The first is a deceleration in growth in the Asia-Pacific region, which played a key role in lifting the world economy out of recession in the second half of 2009 and 2010. The expansionary policies that supported strong Asian growth are now being reined in, partly because of concerns about high inflation. Asia is likely to remain a major engine of world growth in the medium term, reflecting its strong economic fundamentals. But recent short-term economic indicators have been mixed—indicating that the pace of growth in the region is slowing from "super-strong" to just "strong."
The second factor is the temporary impact of the Japanese earthquake and tsunami. Not only did this dislocate the growth of the world's third largest economy, but it also disrupted global supply chains, depressing output in key manufacturing sectors such as IT and motor vehicle production around the world.
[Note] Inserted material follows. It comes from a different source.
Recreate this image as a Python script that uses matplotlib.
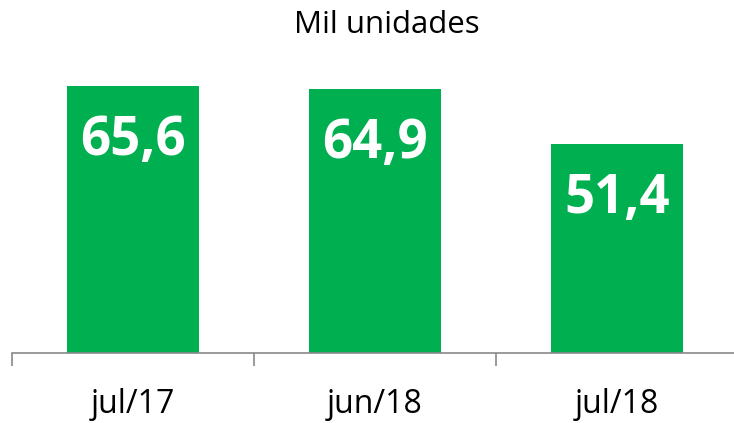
import matplotlib.pyplot as plt

# --- Datos ---
categorias = ["jul/17", "jun/18", "jul/18"]
valores = [65.6, 64.9, 51.4]
etiquetas = ["65,6", "64,9", "51,4"]

VERDE = "#00B050"
GRIS = "#898989"

plt.rcParams["font.family"] = ["Open Sans", "DejaVu Sans"]

fig = plt.figure(figsize=(7.34, 4.23), dpi=100)
W, H = 734, 423
# area del grafico en pixeles: x 12..738, eje en y=353, techo en y=60
ax = fig.add_axes([12 / W, (H - 353) / H, 726 / W, (353 - 60) / H])

x = range(len(categorias))
ax.bar(x, valores, width=0.545, color=VERDE, zorder=2)
ax.set_xlim(-0.5, len(categorias) - 0.5)
ax.set_ylim(0, 72)

# etiquetas de valor dentro de cada barra
for i, (v, t) in enumerate(zip(valores, etiquetas)):
    ax.annotate(t, (i, v), xytext=(0, -49.5), textcoords="offset points",
                ha="center", va="baseline", color="white",
                fontsize=38, fontweight="bold", zorder=3)

# etiquetas de categoria bajo el eje
for i, c in enumerate(categorias):
    ax.annotate(c, (i, 0), xycoords=("data", "axes fraction"),
                xytext=(0, -43.2), textcoords="offset points",
                ha="center", va="baseline", fontsize=23, color="black")

# eje x con marcas entre categorias
for lado in ["top", "right", "left"]:
    ax.spines[lado].set_visible(False)
ax.spines["bottom"].set_color(GRIS)
ax.spines["bottom"].set_linewidth(1.2)
ax.set_xticks([i - 0.5 for i in range(len(categorias) + 1)])
ax.set_xticklabels([])
ax.tick_params(axis="x", length=9, width=1.2, color=GRIS)
ax.set_yticks([])

fig.text(387 / W, 1 - 33 / H, "Mil unidades", ha="center", va="baseline",
         fontsize=22.5, color="black")

fig.savefig("out.png", dpi=100)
However, this effect should prove temporary. The latest positive CBI survey suggests that the rebound may already be under way in U.K. manufacturing.
The third negative influence on global growth has been inflation. Rising energy and commodity prices, and a recovery in profit margins, have pushed up inflation in the U.S. and Europe. In the U.S., headline inflation on a year-over-year basis has risen to 3.6% from 1.2% over the past year, and in the EU it has risen to 2.9% from 2.1%. The U.K. has been particularly hard-hit, with inflation running at around 4.5% and set to rise further in the autumn. These relatively high rates of inflation are suppressing economic growth as price increases squeeze disposable income and consumer spending.
Against this background of rising inflation, further stimulus of the demand side would be a move in the wrong direction. It may appear to offer the prospect of short-term respite from economic difficulties. But it will not help us secure the conditions for sustainable growth and lasting economic recovery.